There was no surgical equipment or specimen jars. There were no pickled body parts or metal tables with restraints. I was both relieved and disappointed. I opened every drawer in my father’s desk. They were filled with identical journals, the sketches and notations meant very little to me but I studied them carefully just the same. I perused the bookshelves taking out books at random but they were similar in content to my father’s personal notebooks. I knew the proper names for the bones but only just and I often forgot the bones of the face. I did not yet know the names of all the muscles. I knew the basic function of the organs but very little of their failings.

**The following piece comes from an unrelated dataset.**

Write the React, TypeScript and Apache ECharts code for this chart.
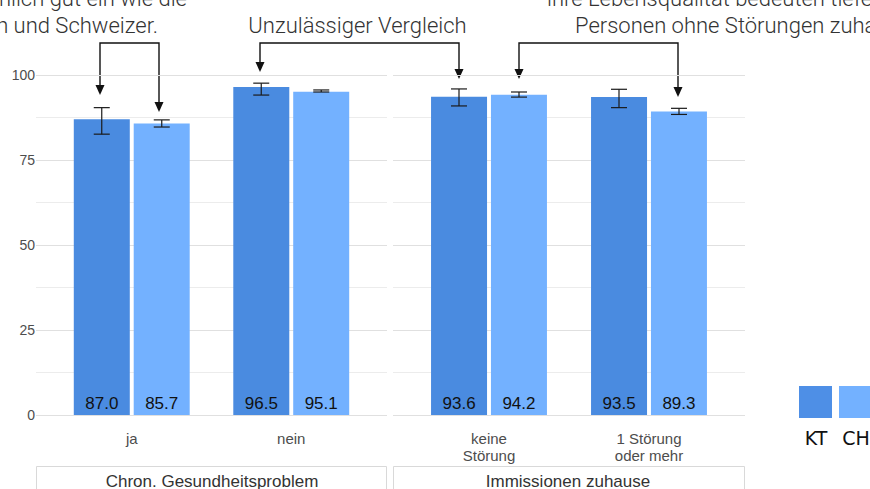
import React, { useEffect, useRef } from "react";
import * as echarts from "echarts";

// ---- data ----
const panel1Categories = ["ja", "nein"];
const panel2Categories = ["keine\nStörung", "1 Störung\noder mehr"];
const panel1Title = "Chron. Gesundheitsproblem";
const panel2Title = "Immissionen zuhause";

const ktPanel1 = [87.0, 96.5];
const chPanel1 = [85.7, 95.1];
const ktPanel2 = [93.6, 93.5];
const chPanel2 = [94.2, 89.3];

const ktErrLow1 = [82.6, 94.1];
const ktErrHigh1 = [90.4, 97.6];
const chErrLow1 = [84.7, 95.0];
const chErrHigh1 = [86.8, 95.6];
const ktErrLow2 = [90.9, 90.4];
const ktErrHigh2 = [95.9, 95.8];
const chErrLow2 = [93.5, 88.4];
const chErrHigh2 = [95.0, 90.2];

const yTicks = [0, 25, 50, 75, 100];
const seriesNames = ["KT", "CH"];

const KT_COLOR = "#4a8be0";
const CH_COLOR = "#73b1ff";
const TITLE_FONT = "Roboto";
const AXIS_FONT = "Liberation Sans";

export default function App() {
  const ref = useRef<HTMLDivElement>(null);

  useEffect(() => {
    if (!ref.current) return;
    const chart = echarts.init(ref.current, null, { renderer: "svg" });

    const top = 75;
    const height = 340;
    const barWidth = 56;
    const barOffset = 30;

    const bgGrid = (left: number, width: number) => ({ left, width, top, height });

    const yAxisBase = (gridIndex: number, showLines: boolean, showLabels: boolean) => ({
      type: "value",
      gridIndex,
      min: yTicks[0],
      max: yTicks[yTicks.length - 1],
      interval: 25,
      axisLine: { show: false },
      axisTick: { show: false },
      axisLabel: {
        show: showLabels,
        fontFamily: AXIS_FONT,
        fontSize: 14,
        color: "#4d4d4d",
        margin: 1,
      },
      splitLine: { show: showLines, lineStyle: { color: "#e0e0e0", width: 1 } },
      minorTick: { show: false, splitNumber: 2 },
      minorSplitLine: { show: showLines, lineStyle: { color: "#ececec", width: 1 } },
    });

    const bgX = (gridIndex: number) => ({
      type: "category",
      gridIndex,
      data: [""],
      show: false,
    });
    const barX = (gridIndex: number, data: string[]) => ({
      type: "category",
      gridIndex,
      data,
      axisLine: { show: false },
      axisTick: { show: false },
      axisLabel: {
        fontFamily: AXIS_FONT,
        fontSize: 15,
        color: "#4d4d4d",
        margin: 15,
        lineHeight: 17,
        interval: 0,
      },
      splitLine: { show: false },
    });

    const barSeries = (name: string, data: number[], color: string, axisIdx: number) => ({
      type: "bar",
      name,
      xAxisIndex: axisIdx,
      yAxisIndex: axisIdx,
      data,
      barWidth,
      barGap: "7%",
      itemStyle: { color },
      label: {
        show: true,
        position: "insideBottom",
        distance: 3,
        fontFamily: AXIS_FONT,
        fontSize: 17,
        color: "#111",
        formatter: (p: any) => Number(p.value).toFixed(1),
      },
    });

    const errSeries = (low: number[], high: number[], dx: number, axisIdx: number) => ({
      type: "custom",
      xAxisIndex: axisIdx,
      yAxisIndex: axisIdx,
      z: 5,
      data: low.map((l, i) => [i, l, high[i]]),
      renderItem: (params: any, api: any) => {
        const lo = api.coord([api.value(0), api.value(1)]);
        const hi = api.coord([api.value(0), api.value(2)]);
        const x = lo[0] + dx;
        const cap = 8;
        const style = { stroke: "#1a1a1a", lineWidth: 1.2 };
        return {
          type: "group",
          children: [
            { type: "line", shape: { x1: x, y1: lo[1], x2: x, y2: hi[1] }, style },
            { type: "line", shape: { x1: x - cap, y1: lo[1], x2: x + cap, y2: lo[1] }, style },
            { type: "line", shape: { x1: x - cap, y1: hi[1], x2: x + cap, y2: hi[1] }, style },
          ],
        };
      },
    });

    const arrow = (x1: number, tip1: number, x2: number, tip2: number, yTop: number) => {
      const s = { stroke: "#111", lineWidth: 1.4, fill: "none" };
      const head = (x: number, y: number) => ({
        type: "polygon",
        shape: { points: [[x - 4.5, y - 10], [x + 4.5, y - 10], [x, y]] },
        style: { fill: "#111" },
      });
      return [
        {
          type: "polyline",
          shape: { points: [[x1, tip1 - 8], [x1, yTop], [x2, yTop], [x2, tip2 - 8]] },
          style: s,
        },
        head(x1, tip1),
        head(x2, tip2),
      ];
    };

    const titleStyle = (text: string, align: string) => ({
      text,
      fontFamily: TITLE_FONT,
      fontWeight: 300,
      fontSize: 22,
      fill: "#333",
      textAlign: align,
      textVerticalAlign: "middle",
    });

    const graphic: any[] = [
      ...arrow(100, 95, 159, 112, 43),
      ...arrow(260, 72, 459, 79, 43),
      ...arrow(519, 79, 678, 97, 43),
      { type: "text", x: 187, y: -2, style: titleStyle("Personen mit chronischen Gesundheitsproblemen schätzen ihre Lebensqualität ähnlich gut ein wie die", "right") },
      { type: "text", x: 158, y: 25, style: titleStyle("Schweizerinnen und Schweizer.", "right") },
      { type: "text", x: 357.5, y: 25, style: titleStyle("Unzulässiger Vergleich", "center") },
      { type: "text", x: 547, y: -2, style: titleStyle("ihre Lebensqualität bedeuten tiefer ein als", "left") },
      { type: "text", x: 575, y: 25, style: titleStyle("Personen ohne Störungen zuhause.", "left") },
      // strips
      { type: "rect", shape: { x: 36.5, y: 466.5, width: 350, height: 40 }, style: { fill: "#fff", stroke: "#d9d9d9", lineWidth: 1 } },
      { type: "rect", shape: { x: 393.5, y: 466.5, width: 351, height: 40 }, style: { fill: "#fff", stroke: "#d9d9d9", lineWidth: 1 } },
      { type: "text", x: 212, y: 481, style: { text: panel1Title, fontFamily: AXIS_FONT, fontSize: 17, fill: "#333", textAlign: "center", textVerticalAlign: "middle" } },
      { type: "text", x: 568, y: 481, style: { text: panel2Title, fontFamily: AXIS_FONT, fontSize: 17, fill: "#333", textAlign: "center", textVerticalAlign: "middle" } },
      // legend
      { type: "rect", shape: { x: 799, y: 386, width: 33, height: 32 }, style: { fill: "#4e8fe6" } },
      { type: "rect", shape: { x: 839, y: 386, width: 33, height: 32 }, style: { fill: CH_COLOR } },
      { type: "text", x: 816, y: 438, style: { text: seriesNames[0], fontFamily: "DejaVu Sans", fontSize: 19, fill: "#111", textAlign: "center", textVerticalAlign: "middle" } },
      { type: "text", x: 856, y: 438, style: { text: seriesNames[1], fontFamily: "DejaVu Sans", fontSize: 19, fill: "#111", textAlign: "center", textVerticalAlign: "middle" } },
      { type: "text", x: 848, y: 497, style: { text: "©", fontFamily: "DejaVu Sans", fontSize: 19, fill: "#555", textAlign: "left", textVerticalAlign: "middle" } },
    ];

    chart.setOption({
      animation: false,
      backgroundColor: "#ffffff",
      grid: [
        bgGrid(36, 351),
        bgGrid(52, 319),
        bgGrid(393, 352),
        bgGrid(409, 320),
      ],
      xAxis: [bgX(0), barX(1, panel1Categories), bgX(2), barX(3, panel2Categories)],
      yAxis: [
        yAxisBase(0, true, true),
        yAxisBase(1, false, false),
        yAxisBase(2, true, false),
        yAxisBase(3, false, false),
      ],
      series: [
        barSeries(seriesNames[0], ktPanel1, KT_COLOR, 1),
        barSeries(seriesNames[1], chPanel1, CH_COLOR, 1),
        barSeries(seriesNames[0], ktPanel2, KT_COLOR, 3),
        barSeries(seriesNames[1], chPanel2, CH_COLOR, 3),
        errSeries(ktErrLow1, ktErrHigh1, -barOffset, 1),
        errSeries(chErrLow1, chErrHigh1, barOffset, 1),
        errSeries(ktErrLow2, ktErrHigh2, -barOffset, 3),
        errSeries(chErrLow2, chErrHigh2, barOffset, 3),
      ],
      graphic,
    });

    return () => chart.dispose();
  }, []);

  return <div ref={ref} style={{ width: 870, height: 489, position: "absolute", left: 0, top: 0 }} />;
}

I opened a large chest, inside were bones labeled in my father’s tight, Gothic script. I picked up the skull. I understood that it was real but I wasn’t frightened. Flesh was what made corpses scary, decomposition. These bones were all clean and only vaguely human to my mind. They seemed to belong to the same person as there were no duplicates and only one identification number on the lid of the chest. The chest beside it was different. The bones were smaller. I did not know if the bones were from a woman or an adolescent. The chest beside that one had a set of intact bones. The full skeleton of an infant. I did not dare remove them lest they come apart in my hands. The disproportionately large cranium seemed nearly as large as the skull in the first case, I was not sure that it belonged to the same body but my father did not make mistakes. There seemed to be other anomalies in the head but I could not identify the source of the deviations. The eye orbits were too narrow for the organs they were meant to contain. The arms were only rudimentary. Though only a small fleshless creature I found it repulsive, not even pitiable, just repulsive. The first two chests had been marked with numbers but this skeleton had a name “Elizabeth”. I closed the chest, heart writhing I glanced at the final chest but could not bring myself to open it.